Von Matthias Schüssler

Wenn Menschen Zuneigung empfinden, dann sind sie überaus spendabel. Das gilt auch, wenn die Gunst einem Gegenstand gilt – und das eröffnet Möglichkeiten. Geschäftstüchtige Leute haben rasch erkannt, welch grosse Affektionen das Mobiltelefon weckt. Als persönlicher Begleiter darf es in die Handtasche seiner Besitzerin und wird in anderen Fällen auf dem Körper getragen. Bei einem Grossteil der Bevölkerung ist das kleine Telefon immer mit dabei, stellt den Kontakt zu Freunden her oder nimmt intime SMS entgegen. Da ist es der Handygeneration ein Bedürfnis, dass auch das Gerätchen selbst der ganzen Welt zeigt, zu wem es eigentlich gehört. Darum ist das «Personalisieren» eine rentable Sache: Klingeltöne, Betreiberlogos, Täschchen, Kleber, «Anhängsel» oder Design-Covers verleihen dem ordinärsten Jedermannshandy Stallgeruch.

Dutzende von Websites machen sich das zu Nutze und stellen kleine Bildchen und Piepsmelodien bereit. Nirgendwo ist die Auswahl sonderlich originell, doch auch grobschlächtige Logos erfüllen ihren Zweck. Und weils um die Zusammengehörigkeit von Telefon und Telefonierer geht, finden auch Angebote Zulauf, welche über eine sauteure 0900-Nummer abrechnen.

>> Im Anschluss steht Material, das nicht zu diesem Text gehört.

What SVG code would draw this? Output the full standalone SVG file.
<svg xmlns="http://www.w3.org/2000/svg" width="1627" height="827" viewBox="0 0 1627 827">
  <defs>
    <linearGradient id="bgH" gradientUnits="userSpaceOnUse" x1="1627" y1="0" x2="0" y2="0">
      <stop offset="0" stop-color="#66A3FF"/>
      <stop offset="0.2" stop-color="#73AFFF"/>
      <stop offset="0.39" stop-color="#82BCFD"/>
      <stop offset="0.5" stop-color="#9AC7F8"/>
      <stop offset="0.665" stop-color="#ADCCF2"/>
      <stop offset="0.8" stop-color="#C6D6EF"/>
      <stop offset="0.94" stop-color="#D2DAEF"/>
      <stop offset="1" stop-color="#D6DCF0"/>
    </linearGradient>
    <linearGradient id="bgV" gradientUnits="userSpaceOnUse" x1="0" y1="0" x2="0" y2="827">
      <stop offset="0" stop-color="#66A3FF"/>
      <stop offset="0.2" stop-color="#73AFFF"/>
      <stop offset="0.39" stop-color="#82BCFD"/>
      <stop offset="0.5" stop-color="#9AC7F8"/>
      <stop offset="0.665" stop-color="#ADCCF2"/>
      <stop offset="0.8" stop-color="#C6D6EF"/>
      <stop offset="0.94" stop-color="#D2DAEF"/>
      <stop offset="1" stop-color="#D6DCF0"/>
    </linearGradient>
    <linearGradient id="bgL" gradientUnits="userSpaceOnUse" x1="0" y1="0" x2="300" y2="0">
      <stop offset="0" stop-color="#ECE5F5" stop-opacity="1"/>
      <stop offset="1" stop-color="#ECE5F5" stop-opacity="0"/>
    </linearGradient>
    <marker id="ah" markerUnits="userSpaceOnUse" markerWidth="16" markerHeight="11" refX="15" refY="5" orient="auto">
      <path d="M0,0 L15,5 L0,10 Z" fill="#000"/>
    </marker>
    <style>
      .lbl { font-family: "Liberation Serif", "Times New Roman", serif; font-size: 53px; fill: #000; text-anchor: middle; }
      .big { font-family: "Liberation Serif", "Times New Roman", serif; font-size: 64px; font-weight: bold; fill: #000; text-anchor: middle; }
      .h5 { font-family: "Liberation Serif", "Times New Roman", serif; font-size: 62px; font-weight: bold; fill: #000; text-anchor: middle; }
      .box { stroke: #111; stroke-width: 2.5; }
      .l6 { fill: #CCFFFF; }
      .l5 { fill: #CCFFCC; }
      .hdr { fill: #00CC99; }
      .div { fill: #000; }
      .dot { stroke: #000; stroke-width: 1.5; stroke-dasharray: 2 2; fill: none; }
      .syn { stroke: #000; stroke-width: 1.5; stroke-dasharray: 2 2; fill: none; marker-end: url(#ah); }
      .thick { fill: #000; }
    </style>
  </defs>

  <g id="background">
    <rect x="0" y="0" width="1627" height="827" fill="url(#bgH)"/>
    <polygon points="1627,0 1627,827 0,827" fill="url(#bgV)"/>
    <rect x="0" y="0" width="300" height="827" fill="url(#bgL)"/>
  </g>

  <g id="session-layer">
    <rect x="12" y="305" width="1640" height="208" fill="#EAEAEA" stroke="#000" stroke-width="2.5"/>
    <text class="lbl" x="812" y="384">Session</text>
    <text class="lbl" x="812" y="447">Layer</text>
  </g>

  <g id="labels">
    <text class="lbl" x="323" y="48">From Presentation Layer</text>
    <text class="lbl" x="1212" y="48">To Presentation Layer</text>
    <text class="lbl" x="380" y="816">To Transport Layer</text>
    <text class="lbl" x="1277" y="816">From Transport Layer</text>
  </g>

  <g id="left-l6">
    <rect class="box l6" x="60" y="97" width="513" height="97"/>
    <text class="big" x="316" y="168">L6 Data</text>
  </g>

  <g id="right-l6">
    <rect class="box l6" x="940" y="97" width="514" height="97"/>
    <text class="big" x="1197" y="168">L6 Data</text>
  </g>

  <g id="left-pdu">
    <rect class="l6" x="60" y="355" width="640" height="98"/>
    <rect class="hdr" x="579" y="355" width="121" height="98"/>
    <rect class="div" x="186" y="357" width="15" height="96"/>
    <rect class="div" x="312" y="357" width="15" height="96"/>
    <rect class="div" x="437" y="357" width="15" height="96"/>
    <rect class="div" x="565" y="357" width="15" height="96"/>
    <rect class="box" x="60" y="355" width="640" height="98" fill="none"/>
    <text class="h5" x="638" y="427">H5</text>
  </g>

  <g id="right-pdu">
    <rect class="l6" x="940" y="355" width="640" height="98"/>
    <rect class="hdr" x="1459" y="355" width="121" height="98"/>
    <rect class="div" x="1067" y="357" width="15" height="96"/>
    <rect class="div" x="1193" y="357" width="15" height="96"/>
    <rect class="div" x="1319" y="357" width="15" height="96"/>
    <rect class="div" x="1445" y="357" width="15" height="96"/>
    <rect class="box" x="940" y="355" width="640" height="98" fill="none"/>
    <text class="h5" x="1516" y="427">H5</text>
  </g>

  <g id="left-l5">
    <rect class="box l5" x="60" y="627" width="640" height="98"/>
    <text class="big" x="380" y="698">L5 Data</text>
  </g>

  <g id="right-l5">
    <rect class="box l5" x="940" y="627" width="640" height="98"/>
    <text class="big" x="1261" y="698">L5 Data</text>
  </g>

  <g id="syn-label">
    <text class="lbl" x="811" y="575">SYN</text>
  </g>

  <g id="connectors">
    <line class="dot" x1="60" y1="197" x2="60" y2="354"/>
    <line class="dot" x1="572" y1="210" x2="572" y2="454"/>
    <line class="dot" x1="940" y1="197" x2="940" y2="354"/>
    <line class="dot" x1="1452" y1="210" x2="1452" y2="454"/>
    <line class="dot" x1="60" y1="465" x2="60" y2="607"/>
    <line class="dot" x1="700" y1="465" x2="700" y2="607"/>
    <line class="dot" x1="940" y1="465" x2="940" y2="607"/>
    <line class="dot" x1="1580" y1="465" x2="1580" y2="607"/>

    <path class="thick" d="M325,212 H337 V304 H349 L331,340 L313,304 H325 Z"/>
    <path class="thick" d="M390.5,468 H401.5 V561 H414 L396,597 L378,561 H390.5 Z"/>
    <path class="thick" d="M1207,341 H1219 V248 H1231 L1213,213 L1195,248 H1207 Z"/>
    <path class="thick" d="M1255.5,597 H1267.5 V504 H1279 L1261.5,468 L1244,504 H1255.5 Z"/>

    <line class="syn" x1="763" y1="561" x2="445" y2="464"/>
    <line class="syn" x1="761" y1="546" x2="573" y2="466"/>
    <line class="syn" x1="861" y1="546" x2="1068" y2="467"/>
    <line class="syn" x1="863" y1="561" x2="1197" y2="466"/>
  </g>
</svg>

Das Geschäft mit den Logos steht auf tönernen Füssen, und lang werden auch Klingeltöne die Kasse nicht mehr zum Klingeln bringen. Die neuen Handys mit den Farbbildschirmchen benötigen keine speziellen Formate mehr, denn sie verstehen die Sprache des Internets. Wer glaubt, sein Wesen werde durch diesen oder jenen Musik-, Sport- oder Filmstar am besten repräsentiert, sucht dessen Konterfei im Internet und schickts per Datenkabel, E-Mail oder Bluetooth aufs Display. Oder setzt auf maximale Individualität, wählt ein Bild aus dem digitalen Fotoalbum oder wird gar selber kreativ. Und weil sich kein Handyhersteller mehr erlauben kann, ein Modell ohne polyfone Klingeltöne auf den Markt zu werfen, kann sich jeder bei den Tausenden von Sounds im Midi-Format bedienen, die im Web zum Nulltarif zu finden sind. In jedem Fall ist das komplizierte Bestellprozedere, das bei manchen Anbietern 4.30 Franken die Minute kostet, hinfällig.

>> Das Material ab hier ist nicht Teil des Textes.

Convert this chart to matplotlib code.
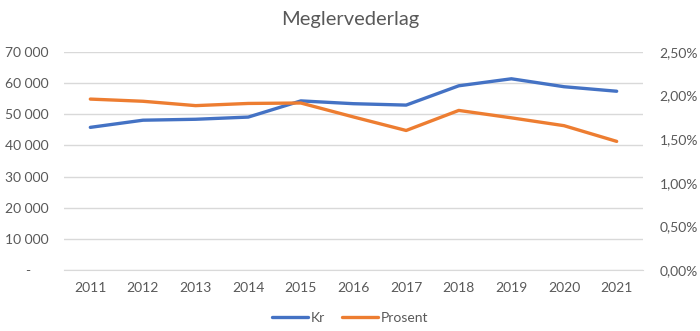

Es wird auch weiterhin Leute geben, die für den Liebesdienst am Handy den einfachsten Weg wählen und Handylogo-Klingelton-Websites nutzen. Das Internet als Gratisalternative wird den fairen Angeboten Auftrieb geben, auf ein originelles Angebot setzen und nicht zuletzt auch die Urheberrechte achten. Die Abzocker haben künftig einen schweren Stand.